▸ **Task statement**
Take the lines of the data below from the very first through the line containing "from matplotlib.ticker import" and output them exactly, pictures excluded.

▶

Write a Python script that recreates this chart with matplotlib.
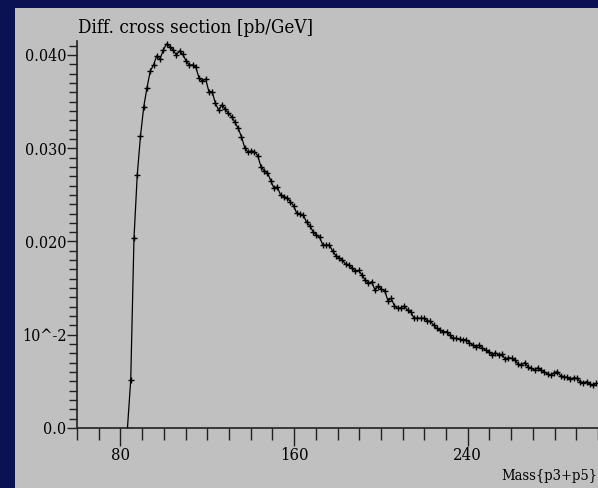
import numpy as np
import matplotlib
matplotlib.use("Agg")
import matplotlib.pyplot as plt
from matplotlib.patches import Rectangle
from matplotlib.ticker import MultipleLocator, FixedLocator

# histogram: 1.5 GeV bins starting at 60 GeV, first filled bin centre 84.75 GeV
BIN_WIDTH = 1.5
FIRST_CENTRE = 84.75
dsigma = [
    0.00515, 0.02034, 0.02713, 0.03131, 0.03446, 0.03650, 0.03828, 0.03893, 0.03993, 0.03957,
    0.04054, 0.04118, 0.04089, 0.04054, 0.04000, 0.04043, 0.04007, 0.03936, 0.03893, 0.03893,
    0.03868, 0.03750, 0.03721, 0.03743, 0.03607, 0.03607, 0.03482, 0.03410, 0.03464, 0.03421,
    0.03375, 0.03339, 0.03278, 0.03214, 0.03124, 0.03006, 0.02957, 0.02971, 0.02964, 0.02920,
    0.02802, 0.02759, 0.02738, 0.02652, 0.02570, 0.02588, 0.02499, 0.02481, 0.02470, 0.02427,
    0.02384, 0.02302, 0.02295, 0.02284, 0.02206, 0.02170, 0.02105, 0.02070, 0.02045, 0.01962,
    0.01962, 0.01962, 0.01898, 0.01848, 0.01826, 0.01802, 0.01755, 0.01753, 0.01712, 0.01684,
    0.01690, 0.01641, 0.01587, 0.01551, 0.01569, 0.01480, 0.01523, 0.01487, 0.01472, 0.01365,
    0.01391, 0.01308, 0.01284, 0.01290, 0.01308, 0.01265, 0.01247, 0.01176, 0.01180, 0.01176,
    0.01176, 0.01151, 0.01144, 0.01105, 0.01069, 0.01051, 0.01033, 0.01033, 0.00997, 0.00962,
    0.00962, 0.00951, 0.00947, 0.00947, 0.00915, 0.00890, 0.00872, 0.00890, 0.00855, 0.00836,
    0.00818, 0.00783, 0.00808, 0.00783, 0.00790, 0.00737, 0.00754, 0.00747, 0.00729, 0.00683,
    0.00679, 0.00701, 0.00658, 0.00640, 0.00622, 0.00647, 0.00622, 0.00604, 0.00579, 0.00568,
    0.00593, 0.00604, 0.00561, 0.00550, 0.00543, 0.00522, 0.00540, 0.00533, 0.00497, 0.00486,
    0.00497, 0.00472, 0.00461, 0.00479,
]
mass = FIRST_CENTRE + BIN_WIDTH * np.arange(len(dsigma))

x_major = [80, 160, 240]
x_major_labels = ["80", "160", "240"]
y_major = [0.0, 0.01, 0.02, 0.03, 0.04]
y_major_labels = ["0.0", "10^-2", "0.020", "0.030", "0.040"]

NAVY = "#0b1254"
PANEL = "#c0c0c0"
FONT = "DejaVu Serif"
STRETCH = "condensed"

W, H = 598, 488
fig = plt.figure(figsize=(W / 100, H / 100), dpi=100, facecolor=NAVY)
fig.patches.append(Rectangle((15 / W, 0), (W - 15) / W, (H - 8) / H,
                             transform=fig.transFigure, facecolor=PANEL,
                             edgecolor="none", zorder=-10))

ax = fig.add_axes([77 / W, 60 / H, (W - 77) / W, (428 - 41) / H])
ax.set_facecolor("none")
for s in ["top", "right"]:
    ax.spines[s].set_visible(False)
for s in ["left", "bottom"]:
    ax.spines[s].set_color("#202020")
    ax.spines[s].set_linewidth(1.2)

# line from the empty bin up, then crosses on the filled bins
ax.plot(np.concatenate([[mass[0] - BIN_WIDTH], mass]), np.concatenate([[0.0], dsigma]),
        color="black", lw=0.9, clip_on=False)
ax.plot(mass, dsigma, ls="none", marker="+", ms=5, mew=1.0, color="black", clip_on=False)

ax.set_xlim(60, 300)
ax.set_ylim(0, 0.0415)

ax.xaxis.set_major_locator(FixedLocator(x_major))
ax.set_xticklabels(x_major_labels)
ax.xaxis.set_minor_locator(MultipleLocator(10))
ax.yaxis.set_major_locator(FixedLocator(y_major))
ax.set_yticklabels(y_major_labels)
ax.yaxis.set_minor_locator(MultipleLocator(0.001))

ax.tick_params(axis="x", which="major", length=13, width=1, color="#202020", pad=1,
               labelsize=12, labelcolor="black")
ax.tick_params(axis="x", which="minor", length=8.6, width=1, color="#202020")
ax.tick_params(axis="y", which="major", length=7, width=1, color="#202020", pad=0.5,
               labelsize=11.5, labelcolor="black")
ax.tick_params(axis="y", which="minor", length=5.8, width=1, color="#202020")
for lab in ax.get_xticklabels() + ax.get_yticklabels():
    lab.set_family(FONT)
    lab.set_fontstretch(STRETCH)

fig.text(78 / W, 1 - 28 / H, "Diff. cross section [pb/GeV]", family=FONT,
         fontstretch=STRETCH, fontsize=13.5, color="black", ha="left", va="center")
fig.text(597 / W, 1 - 476 / H, "Mass{p3+p5}", family=FONT, fontstretch=STRETCH,
         fontsize=10.5, color="black", ha="right", va="center")

fig.savefig("out.png", dpi=100, facecolor=fig.get_facecolor())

◀

▸ **The reply**
Write a Python script that recreates this chart with matplotlib.
import numpy as np
import matplotlib
matplotlib.use("Agg")
import matplotlib.pyplot as plt
from matplotlib.patches import Rectangle
from matplotlib.ticker import MultipleLocator, FixedLocator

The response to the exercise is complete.